The Alcohol Treatment Matrix is concerned with the treatment of alcohol-related problems among adults (another deals with drug-related problems). It maps the treatment universe and for each sub-territory (a cell) lists the most important UK-relevant research and guidance. Across the top, columns move from specific interventions through how their impacts are affected by the widening contexts of practitioners, management, the organisation, and whole local area treatment systems. Down the rows are the major intervention types implemented at these levels. Inside each cell is our pick of the most important documents relevant to the impact of that intervention type at that contextual level. 

What is cell A3 about?

About the treatment of alcohol dependence in a medical context and/or involving medical care, typically by GPs or by alcohol treatment or psychiatric units in hospitals. Clinical staff are responsible for medications, so the centrality of these to an intervention distinguishes it most clearly as medical. Drugs (primarily benzodiazepines) help patients withdraw from alcohol more comfortably and safely, or (primarily in the UK acamprosate, but also naltrexone and disulfiram) are intended to sustain longer term abstinence or moderate drinking.

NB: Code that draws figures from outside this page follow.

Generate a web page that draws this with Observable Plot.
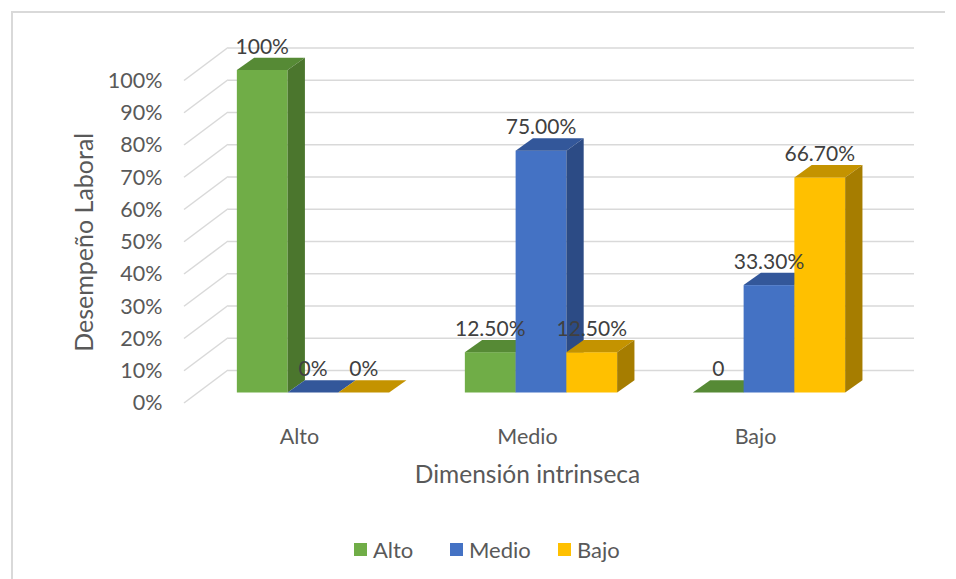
<!DOCTYPE html>
<html><head><meta charset="utf-8">
<script src="https://cdn.jsdelivr.net/npm/d3@7"></script>
<script src="https://cdn.jsdelivr.net/npm/@observablehq/plot@0.6"></script>
<style>
body{margin:0;background:#fff;font-family:Lato,"Open Sans",sans-serif;}
#wrap{position:relative;width:956px;height:579px;overflow:hidden;background:#fff}
#chart{position:absolute;left:0;top:0}
.bt{position:absolute;left:11px;top:11px;width:934px;height:1.5px;background:#d9d9d9}
.bl{position:absolute;left:11px;top:11px;width:1.5px;height:568px;background:#d9d9d9}
#legend{position:absolute;top:520px;left:0;width:956px;height:59px}
.item{position:absolute;top:0;height:59px;display:flex;align-items:center;font-size:22px;color:#595959;white-space:nowrap}
.sw{width:13px;height:13px;margin-right:6px}
</style></head>
<body>
<div id="wrap"><div class="bt"></div><div class="bl"></div><div id="chart"></div><div id="legend"></div></div>
<script>
const categories = ["Alto", "Medio", "Bajo"];
const series = ["Alto", "Medio", "Bajo"];
const altoValues = [1.00, 0.125, 0];
const medioValues = [0, 0.75, 0.333];
const bajoValues = [0, 0.125, 0.667];
const altoLabels = ["100%", "12.50%", "0"];
const medioLabels = ["0%", "75.00%", "33.30%"];
const bajoLabels = ["0%", "12.50%", "66.70%"];
const yTicks = [0, 0.1, 0.2, 0.3, 0.4, 0.5, 0.6, 0.7, 0.8, 0.9, 1.0];
const yTickLabels = ["0%", "10%", "20%", "30%", "40%", "50%", "60%", "70%", "80%", "90%", "100%"];

const colors = ["#70AD47", "#4472C4", "#FFC000"];
const topColors = ["#568A35", "#33579A", "#C49300"];
const sideColors = ["#4B762D", "#2C4B85", "#A67D00"];

const seriesValues = [altoValues, medioValues, bajoValues];
const seriesLabels = [altoLabels, medioLabels, bajoLabels];
const rows = [];
categories.forEach((c, i) => series.forEach((s, j) => rows.push({cat: c, series: s, si: j, value: seriesValues[j][i], label: seriesLabels[j][i]})));

const W = 956, H = 520;
const mL = 184, mR = 86, mT = 80.5, mB = 117;
const backDx = 44, backDy = -33;   // back wall offset
const frontDx = 14, frontDy = -10.5; // bar front face offset
const depthDx = 17.3, depthDy = -12.3; // bar depth

function bars3d(index, scales, values, dimensions) {
  const {x, y} = scales;
  const bw = typeof x.bandwidth === "function" ? x.bandwidth() : x.bandwidth;
  const g = d3.create("svg:g");
  const left = dimensions.marginLeft;
  g.append("g").selectAll("line").data(yTicks).join("line")
    .attr("x1", left).attr("y1", d => y(d))
    .attr("x2", left + backDx).attr("y2", d => y(d) + backDy)
    .attr("stroke", "#d9d9d9").attr("stroke-width", 1.5);
  const groupW = bw * 0.668, barW = groupW / 3;
  const y0 = y(0) + frontDy;
  const bars = g.append("g");
  rows.forEach(r => {
    const x0 = x(r.cat) + (bw - groupW) / 2 + frontDx + r.si * barW;
    const yt = y(r.value) + frontDy;
    bars.append("rect").attr("x", x0).attr("y", yt).attr("width", barW).attr("height", Math.max(0, y0 - yt)).attr("fill", colors[r.si]);
    bars.append("polygon").attr("points", [[x0, yt], [x0 + depthDx, yt + depthDy], [x0 + barW + depthDx, yt + depthDy], [x0 + barW, yt]].map(p => p.join(",")).join(" ")).attr("fill", topColors[r.si]);
    bars.append("polygon").attr("points", [[x0 + barW, yt], [x0 + barW + depthDx, yt + depthDy], [x0 + barW + depthDx, y0 + depthDy], [x0 + barW, y0]].map(p => p.join(",")).join(" ")).attr("fill", sideColors[r.si]);
  });
  g.append("g").selectAll("text").data(rows).join("text")
    .attr("x", r => x(r.cat) + (bw - groupW) / 2 + frontDx + (r.si + 0.5) * barW)
    .attr("y", r => y(r.value) + frontDy - 24)
    .attr("dy", "0.36em")
    .attr("text-anchor", "middle")
    .attr("fill", "#404040")
    .attr("font-size", 21)
    .text(r => r.label);
  return g.node();
}

const plot = Plot.plot({
  width: W, height: H,
  marginLeft: mL, marginRight: mR, marginTop: mT, marginBottom: mB,
  style: {fontFamily: "Lato, 'Open Sans', sans-serif", fontSize: "21.5px", color: "#595959", background: "transparent"},
  x: {type: "band", domain: categories, padding: 0, tickSize: 0, tickPadding: 25, label: null},
  y: {domain: [0, 1], ticks: yTicks, tickFormat: (d) => yTickLabels[yTicks.indexOf(d)], tickSize: 0, tickPadding: 22, label: null},
  marks: [
    Plot.ruleY(yTicks, {stroke: "#d9d9d9", strokeWidth: 1.5, dx: backDx, dy: backDy}),
    bars3d,
    Plot.text(["Desempeño Laboral"], {text: d => d, frameAnchor: "left", textAnchor: "middle", rotate: -90, dx: -100, fontSize: 25, fill: "#595959"}),
    Plot.text(["Dimensión intrinseca"], {text: d => d, frameAnchor: "bottom", textAnchor: "middle", dy: 79, fontSize: 24.5, fill: "#595959"})
  ]
});
document.getElementById("chart").appendChild(plot);

const legendX = [354, 450, 558];
const legend = document.getElementById("legend");
series.forEach((s, j) => {
  const it = document.createElement("div");
  it.className = "item";
  it.style.left = legendX[j] + "px";
  it.innerHTML = `<span class="sw" style="background:${colors[j]}"></span><span>${s}</span>`;
  legend.appendChild(it);
});
</script>
</body></html>
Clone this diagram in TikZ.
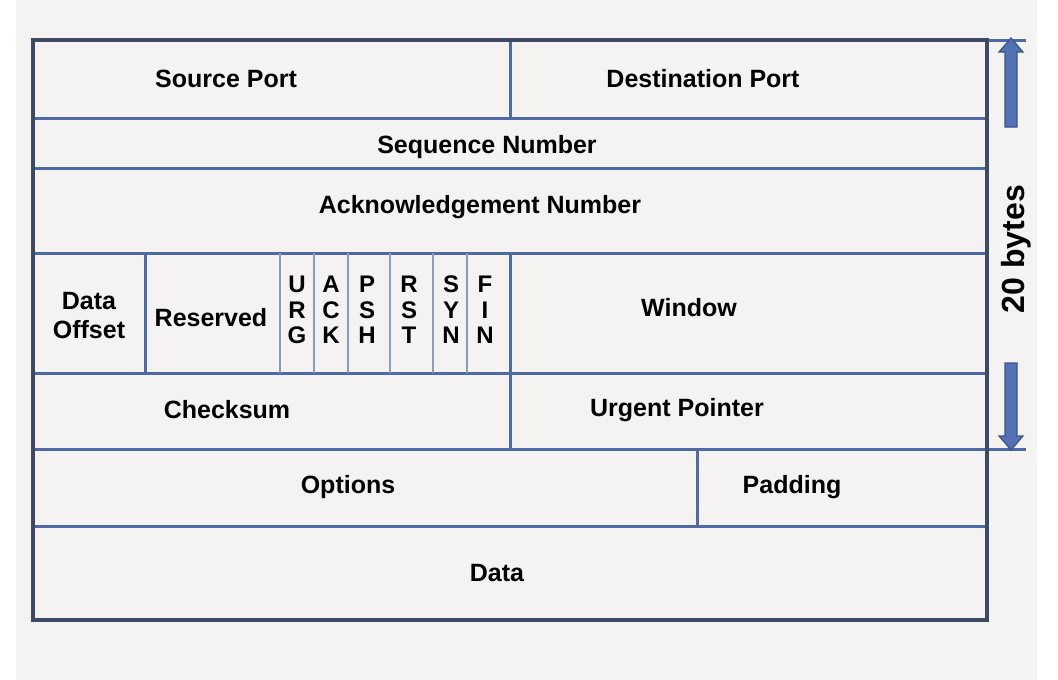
\documentclass[tikz,border=0pt]{standalone}
\usepackage{fontspec}
\setmainfont{Liberation Sans}
\definecolor{panel}{HTML}{F4F3F1}
\definecolor{frame}{HTML}{3E4966}
\definecolor{rule}{HTML}{4D69A6}
\definecolor{flagrule}{HTML}{8A9CC0}
\definecolor{arrowfill}{HTML}{5272B3}
\definecolor{arrowdraw}{HTML}{3B5390}
\tikzset{field/.style={font=\bfseries\fontsize{25}{29}\selectfont,inner sep=0pt},
 flag/.style={font=\bfseries\fontsize{24}{25.5}\selectfont,align=center,inner sep=0pt},
 inner/.style={draw=rule,line width=3pt},
 thin/.style={draw=flagrule,line width=1.6pt},
 outer/.style={draw=frame,line width=3.4pt},
 bigarrow/.style={fill=arrowfill,draw=arrowdraw,line width=1.2pt,line join=miter},
 }

\begin{document}
\begin{tikzpicture}[x=1pt,y=-1pt]
        \useasboundingbox (0,0) rectangle (1058,680);
        \fill[white] (0,0) rectangle (1058,680);
        \fill[panel] (16,0) rectangle (1037,680);
        % rows
        \draw[inner] (33,118) -- (987,118);
        \draw[inner] (33,168) -- (987,168);
        \draw[inner] (33,253) -- (987,253);
        \draw[inner] (33,373) -- (987,373);
        \draw[inner] (33,449) -- (1026,449);
        \draw[inner] (33,526) -- (987,526);
        \draw[inner] (987,40) -- (1026,40);
        % columns
        \draw[inner] (510,40) -- (510,118);
        \draw[inner] (145,253) -- (145,373);
        \draw[inner] (510,253) -- (510,449);
        \draw[inner] (697,449) -- (697,526);
        \foreach \x in {280,314,348,390,433,467}
            \draw[thin] (\x,253) -- (\x,373);
        \draw[outer] (33,40) rectangle (987,620);
        % labels
        \node[field] (srcport) at (226,79) {Source Port};
        \node[field] (dstport) at (703,79) {Destination Port};
        \node[field] (seqnum) at (487,147) {Sequence Number};
        \node[field] (acknum) at (480,207) {Acknowledgement Number};
        \node[field,align=center] (offset) at (89,316) {Data\\Offset};
        \node[field] (reserved) at (211,318) {Reserved};
        \node[flag] (urg) at (297,310) {U\\R\\G};
        \node[flag] (ack) at (331,310) {A\\C\\K};
        \node[flag] (psh) at (367,310) {P\\S\\H};
        \node[flag] (rst) at (409,310) {R\\S\\T};
        \node[flag] (syn) at (451,310) {S\\Y\\N};
        \node[flag] (fin) at (485,310) {F\\I\\N};
        \node[field] (window) at (689,308) {Window};
        \node[field] (checksum) at (227,410) {Checksum};
        \node[field] (urgptr) at (677,410) {Urgent Pointer};
        \node[field] (options) at (348,487) {Options};
        \node[field] (padding) at (792,487) {Padding};
        \node[field] (data) at (497,573) {Data};
        \node[rotate=90,font=\bfseries\fontsize{32}{36}\selectfont,inner sep=0pt] (size) at (1016,249) {20 bytes};
        % size arrows
        \draw[bigarrow] (1005,127) -- (1005,52) -- (999,52) -- (1011,38)
            -- (1023,52) -- (1017,52) -- (1017,127) -- cycle;
        \draw[bigarrow] (1005,363) -- (1005,436) -- (999,436) -- (1011,450)
            -- (1023,436) -- (1017,436) -- (1017,363) -- cycle;
    \end{tikzpicture}
\end{document}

But drugs are never all there is to medical care. They help to forge a relatively intoxication-free space during which patients can lose the habit of regular drinking and be supported to find other ways to cope and construct lives incompatible with a return to heavy drinking. Drug-based treatments also include potentially therapeutic interactions with clinical and other staff, and ways to encourage patients to take medications. Sometimes this means enlisting family and others, deepening their involvement in the patient’s recovery. Without these factors there is a risk that any benefits of medication will be lost once the treatment ends.

Though usage has been increasing, in Britain treatment for alcohol dependence usually consists entirely of advice and support. Drugs are almost universally used to ease withdrawal in inpatient units, but in 2013/14 in England, of the 101,782 drinkers treated in non-residential community settings, just 16% were prescribed a medication. As we’ll see later in this bite, relegation of medications to a minority option accurately reflects their generally minor effects relative to the other influences which together constitute the ‘placebo effect’ seen in trials. For this ‘disease’, medications usually add little (but on average, do add a little) to the patient’s impetus to get better, the processes in their life which help them realise and sustain this ambition, and the impact of deciding to enter and get actively engaged in treatment, one manifestation of which is regularly taking medication.